## begin

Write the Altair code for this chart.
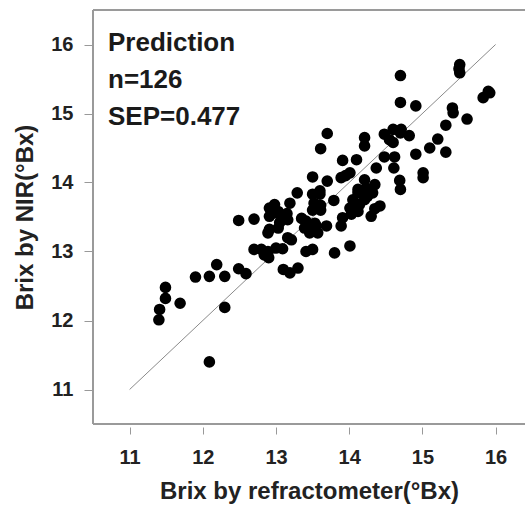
import altair as alt
import pandas as pd

# Reference (refractometer) Brix values
ref_brix = [
    12.09, 11.40, 11.41, 11.49, 11.49, 11.69, 12.30, 11.90, 12.09, 12.30,
    12.19, 12.49, 12.59, 12.49, 12.70, 12.70, 12.80, 12.89, 12.90, 13.09,
    13.10, 13.19, 13.30, 13.41, 13.50, 13.80, 14.01, 13.29, 13.50, 13.60,
    13.52, 13.61, 13.50, 13.61, 13.79, 13.19, 12.98, 12.91, 13.03, 12.91,
    13.09, 13.16, 12.91, 13.03, 12.89, 13.16, 13.21, 13.41, 13.39, 13.53,
    13.46, 13.57, 13.69, 13.91, 13.89, 14.03, 14.12, 14.01, 14.07, 14.12,
    14.21, 14.32, 14.30, 14.42, 13.50, 13.70, 13.70, 14.21, 14.21, 13.61,
    13.91, 14.10, 14.01, 13.89, 14.21, 14.37, 14.12, 14.23, 14.35, 15.51,
    15.51, 14.70, 15.90, 15.83, 15.92, 14.70, 14.91, 15.41, 15.42, 15.61,
    15.32, 14.48, 14.60, 14.71, 14.82, 14.55, 14.60, 15.21, 15.10, 15.32,
    14.91, 14.48, 14.62, 14.61, 15.01, 15.01, 14.69, 14.70, 13.55, 13.44,
    13.50, 13.05, 12.98, 13.55, 14.05, 14.14, 12.84, 13.00, 14.25, 14.35,
    13.60, 13.35, 14.70, 15.50, 13.95, 13.15,
]

# NIR-predicted Brix values
nir_brix = [
    11.40, 12.01, 12.16, 12.32, 12.48, 12.25, 12.19, 12.63, 12.64, 12.64,
    12.81, 12.75, 12.68, 13.45, 13.47, 13.03, 13.03, 13.00, 12.91, 13.04,
    12.74, 12.69, 12.76, 13.00, 13.03, 12.98, 13.08, 13.85, 13.83, 13.83,
    13.70, 13.67, 13.60, 13.60, 13.74, 13.70, 13.68, 13.63, 13.58, 13.51,
    13.51, 13.46, 13.32, 13.34, 13.27, 13.20, 13.17, 13.44, 13.34, 13.41,
    13.27, 13.27, 13.37, 13.49, 13.37, 13.54, 13.58, 13.63, 13.68, 13.85,
    13.75, 13.85, 13.51, 13.66, 14.08, 14.02, 14.71, 14.65, 14.53, 14.49,
    14.32, 14.33, 14.14, 14.07, 14.04, 14.21, 13.90, 13.92, 13.97, 15.71,
    15.59, 15.55, 15.32, 15.23, 15.30, 15.16, 15.11, 15.08, 15.01, 14.92,
    14.83, 14.70, 14.77, 14.77, 14.68, 14.62, 14.58, 14.63, 14.50, 14.44,
    14.41, 14.37, 14.37, 14.21, 14.14, 14.07, 14.03, 13.90, 13.37, 13.37,
    13.32, 13.42, 13.56, 13.65, 13.75, 13.68, 12.95, 13.05, 13.80, 13.62,
    13.88, 13.48, 14.72, 15.65, 14.10, 13.55,
]

# 1:1 reference line
line_x = [11, 16]
line_y = [11, 16]

# Annotation lines
notes = ["Prediction", "n=126", "SEP=0.477"]

x_ticks = [11, 12, 13, 14, 15, 16]
y_ticks = [11, 12, 13, 14, 15, 16]

FONT = "Liberation Sans"
W, H = 432, 414
FRAME = "#9a9a9a"

pts = pd.DataFrame({"ref": ref_brix, "nir": nir_brix})
ln = pd.DataFrame({"ref": line_x, "nir": line_y})

xscale = alt.Scale(domain=[10.5, 10.5 + W / 73.2], nice=False, zero=False)
yscale = alt.Scale(domain=[10.5, 16.5], nice=False, zero=False)

x_axis = alt.Axis(
    title="Brix by refractometer(°Bx)", values=x_ticks, format="d", grid=False, domain=False,
    tickColor="#999999", tickSize=7, offset=3,
    labelFont=FONT, labelFontWeight="bold", labelFontSize=20, labelColor="#222222",
    labelPadding=13,
    titleFont=FONT, titleFontWeight="bold", titleFontSize=24, titleColor="#222222",
    titlePadding=12,
)
y_axis = alt.Axis(
    title="Brix by NIR(°Bx)", values=y_ticks, format="d", grid=False, domain=False,
    tickColor="#999999", tickSize=9,
    labelFont=FONT, labelFontWeight="bold", labelFontSize=20, labelColor="#222222",
    labelPadding=11,
    titleFont=FONT, titleFontWeight="bold", titleFontSize=24, titleColor="#222222",
    titlePadding=13,
)

line = alt.Chart(ln).mark_line(color="#8a8a8a", strokeWidth=1).encode(
    x=alt.X("ref:Q", scale=xscale, axis=x_axis),
    y=alt.Y("nir:Q", scale=yscale, axis=y_axis),
)

points = alt.Chart(pts).mark_circle(color="black", opacity=1, size=135).encode(
    x=alt.X("ref:Q", scale=xscale),
    y=alt.Y("nir:Q", scale=yscale),
)

# Frame: top, left, bottom (the right edge runs off the picture)
frame_top = alt.Chart(ln).mark_rule(color=FRAME, strokeWidth=2).encode(
    x=alt.value(0), x2=alt.value(W), y=alt.value(0)
).transform_filter("datum.ref == 11")
frame_left = alt.Chart(ln).mark_rule(color=FRAME, strokeWidth=2).encode(
    x=alt.value(0), y=alt.value(0), y2=alt.value(H)
).transform_filter("datum.ref == 11")
frame_bottom = alt.Chart(ln).mark_rule(color=FRAME, strokeWidth=2).encode(
    x=alt.value(0), x2=alt.value(W), y=alt.value(H)
).transform_filter("datum.ref == 11")

note_base = [51, 88, 125]
note_layers = [
    alt.Chart(ln).mark_text(
        align="left", baseline="alphabetic", font=FONT, fontWeight="bold",
        fontSize=26, color="#1a1a1a",
    ).encode(
        x=alt.value(15), y=alt.value(note_base[i] - 10), text=alt.value(notes[i])
    ).transform_filter("datum.ref == 11")
    for i in range(len(notes))
]

chart = alt.layer(
    line, points, frame_top, frame_left, frame_bottom, *note_layers
).properties(
    width=W,
    height=H,
    autosize=alt.AutoSizeParams(type="none"),
    padding={"left": 93, "top": 10, "right": 0, "bottom": 80},
    background="white",
).configure_view(
    stroke="white", strokeWidth=3
)

chart.save("out.html", embed_options={"renderer": "svg", "actions": False})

## end

> **Do this**:
Copy out each line word for word, please, skipping the images.

> **Full answer**:
Write the Altair code for this chart.
import altair as alt
import pandas as pd

# Reference (refractometer) Brix values
ref_brix = [
    12.09, 11.40, 11.41, 11.49, 11.49, 11.69, 12.30, 11.90, 12.09, 12.30,
    12.19, 12.49, 12.59, 12.49, 12.70, 12.70, 12.80, 12.89, 12.90, 13.09,
    13.10, 13.19, 13.30, 13.41, 13.50, 13.80, 14.01, 13.29, 13.50, 13.60,
    13.52, 13.61, 13.50, 13.61, 13.79, 13.19, 12.98, 12.91, 13.03, 12.91,
    13.09, 13.16, 12.91, 13.03, 12.89, 13.16, 13.21, 13.41, 13.39, 13.53,
    13.46, 13.57, 13.69, 13.91, 13.89, 14.03, 14.12, 14.01, 14.07, 14.12,
    14.21, 14.32, 14.30, 14.42, 13.50, 13.70, 13.70, 14.21, 14.21, 13.61,
    13.91, 14.10, 14.01, 13.89, 14.21, 14.37, 14.12, 14.23, 14.35, 15.51,
    15.51, 14.70, 15.90, 15.83, 15.92, 14.70, 14.91, 15.41, 15.42, 15.61,
    15.32, 14.48, 14.60, 14.71, 14.82, 14.55, 14.60, 15.21, 15.10, 15.32,
    14.91, 14.48, 14.62, 14.61, 15.01, 15.01, 14.69, 14.70, 13.55, 13.44,
    13.50, 13.05, 12.98, 13.55, 14.05, 14.14, 12.84, 13.00, 14.25, 14.35,
    13.60, 13.35, 14.70, 15.50, 13.95, 13.15,
]

# NIR-predicted Brix values
nir_brix = [
    11.40, 12.01, 12.16, 12.32, 12.48, 12.25, 12.19, 12.63, 12.64, 12.64,
    12.81, 12.75, 12.68, 13.45, 13.47, 13.03, 13.03, 13.00, 12.91, 13.04,
    12.74, 12.69, 12.76, 13.00, 13.03, 12.98, 13.08, 13.85, 13.83, 13.83,
    13.70, 13.67, 13.60, 13.60, 13.74, 13.70, 13.68, 13.63, 13.58, 13.51,
    13.51, 13.46, 13.32, 13.34, 13.27, 13.20, 13.17, 13.44, 13.34, 13.41,
    13.27, 13.27, 13.37, 13.49, 13.37, 13.54, 13.58, 13.63, 13.68, 13.85,
    13.75, 13.85, 13.51, 13.66, 14.08, 14.02, 14.71, 14.65, 14.53, 14.49,
    14.32, 14.33, 14.14, 14.07, 14.04, 14.21, 13.90, 13.92, 13.97, 15.71,
    15.59, 15.55, 15.32, 15.23, 15.30, 15.16, 15.11, 15.08, 15.01, 14.92,
    14.83, 14.70, 14.77, 14.77, 14.68, 14.62, 14.58, 14.63, 14.50, 14.44,
    14.41, 14.37, 14.37, 14.21, 14.14, 14.07, 14.03, 13.90, 13.37, 13.37,
    13.32, 13.42, 13.56, 13.65, 13.75, 13.68, 12.95, 13.05, 13.80, 13.62,
    13.88, 13.48, 14.72, 15.65, 14.10, 13.55,
]

# 1:1 reference line
line_x = [11, 16]
line_y = [11, 16]

# Annotation lines
notes = ["Prediction", "n=126", "SEP=0.477"]

x_ticks = [11, 12, 13, 14, 15, 16]
y_ticks = [11, 12, 13, 14, 15, 16]

FONT = "Liberation Sans"
W, H = 432, 414
FRAME = "#9a9a9a"

pts = pd.DataFrame({"ref": ref_brix, "nir": nir_brix})
ln = pd.DataFrame({"ref": line_x, "nir": line_y})

xscale = alt.Scale(domain=[10.5, 10.5 + W / 73.2], nice=False, zero=False)
yscale = alt.Scale(domain=[10.5, 16.5], nice=False, zero=False)

x_axis = alt.Axis(
    title="Brix by refractometer(°Bx)", values=x_ticks, format="d", grid=False, domain=False,
    tickColor="#999999", tickSize=7, offset=3,
    labelFont=FONT, labelFontWeight="bold", labelFontSize=20, labelColor="#222222",
    labelPadding=13,
    titleFont=FONT, titleFontWeight="bold", titleFontSize=24, titleColor="#222222",
    titlePadding=12,
)
y_axis = alt.Axis(
    title="Brix by NIR(°Bx)", values=y_ticks, format="d", grid=False, domain=False,
    tickColor="#999999", tickSize=9,
    labelFont=FONT, labelFontWeight="bold", labelFontSize=20, labelColor="#222222",
    labelPadding=11,
    titleFont=FONT, titleFontWeight="bold", titleFontSize=24, titleColor="#222222",
    titlePadding=13,
)

line = alt.Chart(ln).mark_line(color="#8a8a8a", strokeWidth=1).encode(
    x=alt.X("ref:Q", scale=xscale, axis=x_axis),
    y=alt.Y("nir:Q", scale=yscale, axis=y_axis),
)

points = alt.Chart(pts).mark_circle(color="black", opacity=1, size=135).encode(
    x=alt.X("ref:Q", scale=xscale),
    y=alt.Y("nir:Q", scale=yscale),
)

# Frame: top, left, bottom (the right edge runs off the picture)
frame_top = alt.Chart(ln).mark_rule(color=FRAME, strokeWidth=2).encode(
    x=alt.value(0), x2=alt.value(W), y=alt.value(0)
).transform_filter("datum.ref == 11")
frame_left = alt.Chart(ln).mark_rule(color=FRAME, strokeWidth=2).encode(
    x=alt.value(0), y=alt.value(0), y2=alt.value(H)
).transform_filter("datum.ref == 11")
frame_bottom = alt.Chart(ln).mark_rule(color=FRAME, strokeWidth=2).encode(
    x=alt.value(0), x2=alt.value(W), y=alt.value(H)
).transform_filter("datum.ref == 11")

note_base = [51, 88, 125]
note_layers = [
    alt.Chart(ln).mark_text(
        align="left", baseline="alphabetic", font=FONT, fontWeight="bold",
        fontSize=26, color="#1a1a1a",
    ).encode(
        x=alt.value(15), y=alt.value(note_base[i] - 10), text=alt.value(notes[i])
    ).transform_filter("datum.ref == 11")
    for i in range(len(notes))
]

chart = alt.layer(
    line, points, frame_top, frame_left, frame_bottom, *note_layers
).properties(
    width=W,
    height=H,
    autosize=alt.AutoSizeParams(type="none"),
    padding={"left": 93, "top": 10, "right": 0, "bottom": 80},
    background="white",
).configure_view(
    stroke="white", strokeWidth=3
)

chart.save("out.html", embed_options={"renderer": "svg", "actions": False})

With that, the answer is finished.